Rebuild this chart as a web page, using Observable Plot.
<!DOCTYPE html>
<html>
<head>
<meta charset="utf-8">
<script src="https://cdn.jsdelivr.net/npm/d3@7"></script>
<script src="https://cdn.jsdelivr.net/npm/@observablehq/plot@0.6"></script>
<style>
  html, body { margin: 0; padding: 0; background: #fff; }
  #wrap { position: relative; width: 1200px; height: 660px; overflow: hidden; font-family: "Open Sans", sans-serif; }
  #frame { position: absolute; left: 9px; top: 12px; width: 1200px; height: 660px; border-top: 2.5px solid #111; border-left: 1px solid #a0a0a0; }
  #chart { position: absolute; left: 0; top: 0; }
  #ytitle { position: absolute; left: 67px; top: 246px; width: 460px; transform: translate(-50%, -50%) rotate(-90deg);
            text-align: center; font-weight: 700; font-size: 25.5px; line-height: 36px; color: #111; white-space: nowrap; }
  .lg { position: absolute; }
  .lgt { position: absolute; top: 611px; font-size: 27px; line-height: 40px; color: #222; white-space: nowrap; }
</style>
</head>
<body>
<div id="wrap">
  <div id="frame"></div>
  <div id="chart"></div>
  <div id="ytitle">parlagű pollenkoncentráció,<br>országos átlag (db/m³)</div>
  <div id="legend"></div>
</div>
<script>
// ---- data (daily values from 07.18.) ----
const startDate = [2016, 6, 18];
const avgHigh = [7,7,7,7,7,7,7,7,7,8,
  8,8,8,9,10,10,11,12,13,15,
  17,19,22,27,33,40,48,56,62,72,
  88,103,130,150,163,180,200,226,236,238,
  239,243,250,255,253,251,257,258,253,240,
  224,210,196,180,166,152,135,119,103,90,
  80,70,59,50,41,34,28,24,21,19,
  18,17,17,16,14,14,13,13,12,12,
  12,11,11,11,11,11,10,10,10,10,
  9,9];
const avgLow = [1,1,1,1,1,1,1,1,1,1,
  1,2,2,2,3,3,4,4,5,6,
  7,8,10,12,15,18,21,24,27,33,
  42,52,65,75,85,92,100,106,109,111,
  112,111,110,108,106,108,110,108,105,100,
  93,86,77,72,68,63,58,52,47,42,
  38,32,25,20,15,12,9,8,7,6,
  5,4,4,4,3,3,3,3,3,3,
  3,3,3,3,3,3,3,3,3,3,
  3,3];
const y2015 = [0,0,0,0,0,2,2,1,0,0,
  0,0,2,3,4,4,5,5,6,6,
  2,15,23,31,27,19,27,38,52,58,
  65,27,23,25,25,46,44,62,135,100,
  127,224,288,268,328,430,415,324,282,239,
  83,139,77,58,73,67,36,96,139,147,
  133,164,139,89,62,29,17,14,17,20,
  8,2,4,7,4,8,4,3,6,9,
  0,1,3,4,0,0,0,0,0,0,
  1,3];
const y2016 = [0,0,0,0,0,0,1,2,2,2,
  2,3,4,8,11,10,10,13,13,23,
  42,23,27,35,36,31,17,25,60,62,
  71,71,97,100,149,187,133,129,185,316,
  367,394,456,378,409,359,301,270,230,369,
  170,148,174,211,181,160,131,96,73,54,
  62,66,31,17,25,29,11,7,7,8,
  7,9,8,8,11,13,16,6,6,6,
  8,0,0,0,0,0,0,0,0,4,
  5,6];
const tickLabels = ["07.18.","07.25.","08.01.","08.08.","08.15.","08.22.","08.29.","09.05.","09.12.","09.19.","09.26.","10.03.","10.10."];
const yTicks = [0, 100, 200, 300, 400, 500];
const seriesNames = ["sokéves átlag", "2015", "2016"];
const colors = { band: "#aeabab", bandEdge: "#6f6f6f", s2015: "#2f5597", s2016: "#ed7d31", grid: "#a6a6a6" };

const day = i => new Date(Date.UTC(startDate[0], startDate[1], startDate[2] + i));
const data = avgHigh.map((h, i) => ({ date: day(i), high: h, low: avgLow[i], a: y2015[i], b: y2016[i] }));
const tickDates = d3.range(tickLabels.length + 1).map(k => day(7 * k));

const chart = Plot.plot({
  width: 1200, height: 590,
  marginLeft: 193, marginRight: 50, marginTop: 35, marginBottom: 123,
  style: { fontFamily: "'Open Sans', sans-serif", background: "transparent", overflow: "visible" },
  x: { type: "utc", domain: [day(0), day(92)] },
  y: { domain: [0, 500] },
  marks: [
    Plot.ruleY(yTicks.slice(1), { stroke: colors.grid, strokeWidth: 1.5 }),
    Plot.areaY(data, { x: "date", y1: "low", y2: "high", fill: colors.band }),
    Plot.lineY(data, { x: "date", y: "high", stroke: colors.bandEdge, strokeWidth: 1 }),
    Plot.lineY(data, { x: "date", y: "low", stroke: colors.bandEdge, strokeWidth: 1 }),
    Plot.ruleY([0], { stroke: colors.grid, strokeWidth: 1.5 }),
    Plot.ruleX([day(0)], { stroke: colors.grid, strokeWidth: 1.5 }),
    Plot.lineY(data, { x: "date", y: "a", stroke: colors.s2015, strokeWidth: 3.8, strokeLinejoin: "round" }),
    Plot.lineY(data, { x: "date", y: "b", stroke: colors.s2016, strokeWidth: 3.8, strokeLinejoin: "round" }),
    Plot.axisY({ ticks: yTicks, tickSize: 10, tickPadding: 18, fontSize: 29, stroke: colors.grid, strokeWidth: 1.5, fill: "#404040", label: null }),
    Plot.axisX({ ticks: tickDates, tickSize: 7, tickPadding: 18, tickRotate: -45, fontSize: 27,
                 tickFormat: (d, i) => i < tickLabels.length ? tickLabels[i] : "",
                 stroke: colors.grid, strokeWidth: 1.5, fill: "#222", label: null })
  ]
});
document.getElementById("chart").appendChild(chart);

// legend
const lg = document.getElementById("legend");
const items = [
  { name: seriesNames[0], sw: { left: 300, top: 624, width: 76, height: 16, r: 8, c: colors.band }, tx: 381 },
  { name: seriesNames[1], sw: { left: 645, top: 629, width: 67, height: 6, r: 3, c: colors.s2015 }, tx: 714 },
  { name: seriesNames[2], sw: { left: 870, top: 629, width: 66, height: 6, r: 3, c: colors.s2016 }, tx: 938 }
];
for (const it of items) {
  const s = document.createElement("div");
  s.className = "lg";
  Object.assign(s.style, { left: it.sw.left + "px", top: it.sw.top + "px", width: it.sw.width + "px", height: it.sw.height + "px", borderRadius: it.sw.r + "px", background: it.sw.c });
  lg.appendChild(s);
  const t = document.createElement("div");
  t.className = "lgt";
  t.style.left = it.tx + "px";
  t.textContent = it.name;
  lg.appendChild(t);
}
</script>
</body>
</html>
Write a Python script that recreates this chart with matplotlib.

» **WHAT IS ASKED**:
Using the listing above, show each line holding the string "this".

» **EXERCISE SOLUTION**:
Rebuild this chart as a web page, using Observable Plot.
Write a Python script that recreates this chart with matplotlib.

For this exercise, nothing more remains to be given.